= Cat the Dog =

English indie rock band

Cat the Dog were an English indie rock band formed in Brighton, East Sussex, in 2005, consisting of Chris Melian (vocals/guitar), Andy Newton (drums), Dan Logan (bass guitar), and Daryl Pruess (lead guitar), all of whom attended Brighton Institute of Modern Music.

Chris Melian and Andy Newton moved in 2004 from Toronto to England. The band signed with Virgin Records after only three shows and BMG Music Publishing signed Cat the Dog to a long-term publishing deal. They were managed by Rob Swerdlow, Mark Nicholson and Dave Nicoll, who are also behind fellow Brighton band The Kooks.

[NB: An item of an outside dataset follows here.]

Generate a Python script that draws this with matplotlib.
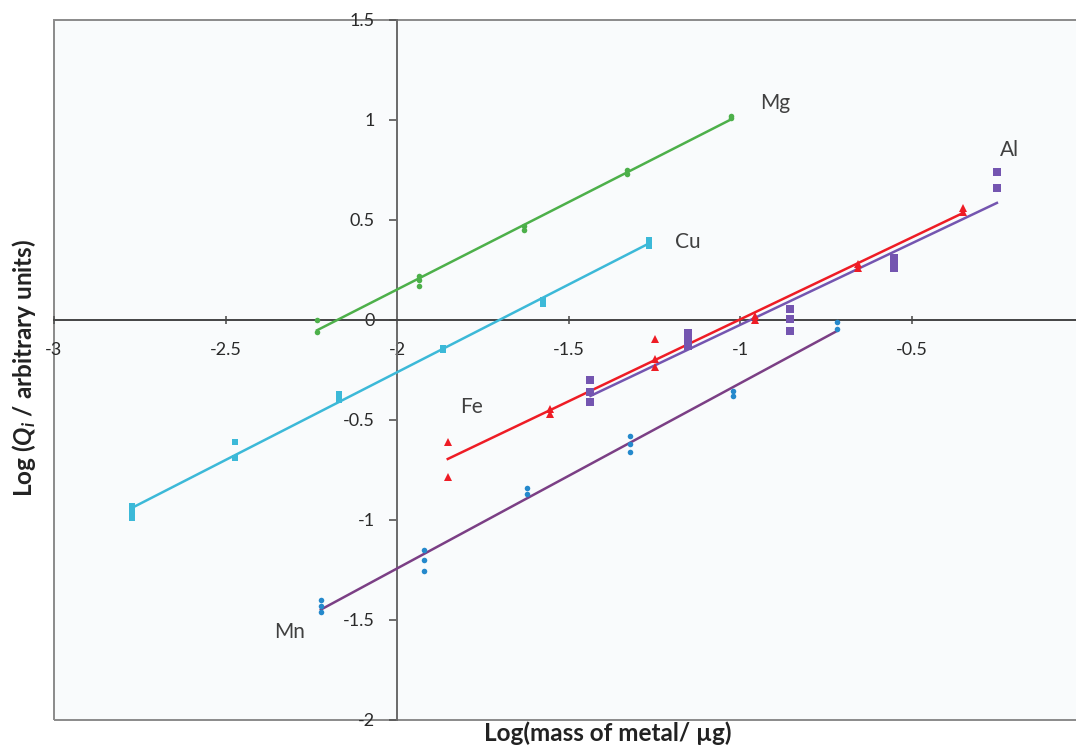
import numpy as np
import matplotlib
matplotlib.use("Agg")
import matplotlib.pyplot as plt
from matplotlib.patches import Rectangle

plt.rcParams['font.family'] = ['Lato', 'DejaVu Sans']
plt.rcParams['mathtext.fontset'] = 'custom'
plt.rcParams['mathtext.rm'] = 'Lato:bold'
plt.rcParams['mathtext.it'] = 'Lato:bold:italic'

# ---- data (log mass, log Q) ----
mg_x = [-2.233, -1.935, -1.630, -1.329, -1.025]
mg_y = [[0.0, -0.06], [0.17, 0.20, 0.22], [0.45, 0.47], [0.73, 0.75], [1.01, 1.02]]

cu_x = [-2.773, -2.472, -2.169, -1.867, -1.574, -1.266]
cu_y = [[-0.93, -0.96, -0.99], [-0.61, -0.69], [-0.37, -0.40], [-0.14, -0.15],
        [0.08, 0.10], [0.37, 0.40]]

fe_x = [-1.852, -1.554, -1.248, -0.955, -0.656, -0.350]
fe_y = [[-0.61, -0.785], [-0.445, -0.47], [-0.095, -0.195, -0.235], [0.0, 0.02],
        [0.26, 0.28], [0.54, 0.56]]

al_x = [-1.436, -1.153, -0.853, -0.550, -0.251]
al_y = [[-0.30, -0.36, -0.41], [-0.065, -0.10, -0.13], [0.055, 0.005, -0.055],
        [0.31, 0.285, 0.26], [0.74, 0.66]]

mn_x = [-2.222, -1.922, -1.620, -1.320, -1.020, -0.717]
mn_y = [[-1.40, -1.43, -1.46], [-1.15, -1.20, -1.255], [-0.84, -0.87],
        [-0.58, -0.62, -0.66], [-0.355, -0.38], [-0.01, -0.045]]

x_ticks = [-3, -2.5, -2, -1.5, -1, -0.5]
y_ticks = [-2, -1.5, -1, -0.5, 0, 0.5, 1, 1.5]

series = [
    # name, xs, ys, marker color, marker, msize, line color, label pos
    ("Mg", mg_x, mg_y, "#4db04a", "o", 4, "#4db04a", (-0.898, 1.085)),
    ("Cu", cu_x, cu_y, "#3cb9d8", "s", 4.5, "#3cb9d8", (-1.152, 0.39)),
    ("Fe", fe_x, fe_y, "#ee1c25", "^", 5.5, "#ee1c25", (-1.784, -0.435)),
    ("Al", al_x, al_y, "#7455b0", "s", 5.5, "#7455b0", (-0.213, 0.85)),
    ("Mn", mn_x, mn_y, "#2589cc", "o", 4, "#7b3f85", (-2.312, -1.56)),
]

W, H = 1076, 747
fig = plt.figure(figsize=(W / 100, H / 100), dpi=100)
left_px, right_px, top_px, bot_px = 54, 1083, 20, 720
ax = fig.add_axes([left_px / W, (H - bot_px) / H,
                   (right_px - left_px) / W, (bot_px - top_px) / H])
ax.set_facecolor("#f9fbfc")
ax.set_xlim(-3, 0)
ax.set_ylim(-2, 1.5)

for name, xs, ys, mc, mk, ms, lc, (tx, ty) in series:
    fx = np.concatenate([[x] * len(yy) for x, yy in zip(xs, ys)])
    fy = np.concatenate([yy for yy in ys])
    k, b = np.polyfit(fx, fy, 1)
    lx = np.array([min(xs), max(xs)])
    ax.plot(lx, k * lx + b, color=lc, lw=1.8, zorder=3)
    ax.plot(fx, fy, linestyle="none", marker=mk, ms=ms, color=mc,
            markeredgewidth=0, zorder=4)
    ax.text(tx, ty, name, ha="center", va="center", fontsize=15,
            color="#404040", zorder=5)

# axes crossing
for s in ("top", "right"):
    ax.spines[s].set_visible(False)
ax.spines["left"].set_position(("data", -2))
ax.spines["bottom"].set_position(("data", 0))
ax.spines["left"].set_color("#6a6a6a")
ax.spines["bottom"].set_color("#444444")
ax.spines["left"].set_linewidth(1.4)
ax.spines["bottom"].set_linewidth(1.4)
ax.set_xticks(x_ticks)
ax.set_xticklabels([f"{v:g}" for v in x_ticks])
ax.set_yticks(y_ticks)
ax.set_yticklabels([f"{v:g}" for v in y_ticks])
ax.tick_params(axis="x", direction="inout", length=6, width=1.2, colors="#555555",
               labelcolor="#2a2a2a", labelsize=13, pad=13)
ax.tick_params(axis="y", direction="out", length=6, width=1.2, colors="#555555",
               labelcolor="#2a2a2a", labelsize=13, pad=10)

# outer plot-area frame
ax.add_patch(Rectangle((0, 0), 1, 1, transform=ax.transAxes, fill=False,
                       edgecolor="#8a8a8a", lw=1.4, clip_on=False, zorder=1))

fig.text(608 / W, (H - 721) / H, "Log(mass of metal/ µg)", ha="center",
         va="top", fontsize=17.5, fontweight="bold", color="#222222")
fig.text(24 / W, (H - 368) / H, r"Log ($Q_i$ / arbitrary units)", ha="center",
         va="center", rotation=90, fontsize=17.5, fontweight="bold", color="#222222")

fig.savefig("out.png", dpi=100, facecolor="white")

Cat the Dog supported The Automatic and The Kooks, and recorded with producer Jack Douglas at Hook End Studios in Reading. They released singles "I'm a Romantic" and "Gotta Leave", and managed to get airplay on MTV's Spankin' New Music. In November 2007 the band were involved in a near fatal car crash while travelling to their gig and had to escape from their van by breaking a window and climbing out. They soon split up in December 2007 after a tour with Zico Chain.

Immediately after the split, in January 2008 bassist Dan Logan briefly joined The Kooks in place of Max Rafferty; the latter would then form The Third Man with Cat the Dog drummer Andy Newton. In 2009, Cat the Dog vocalist Chris Melian joined the group The Hot Melts.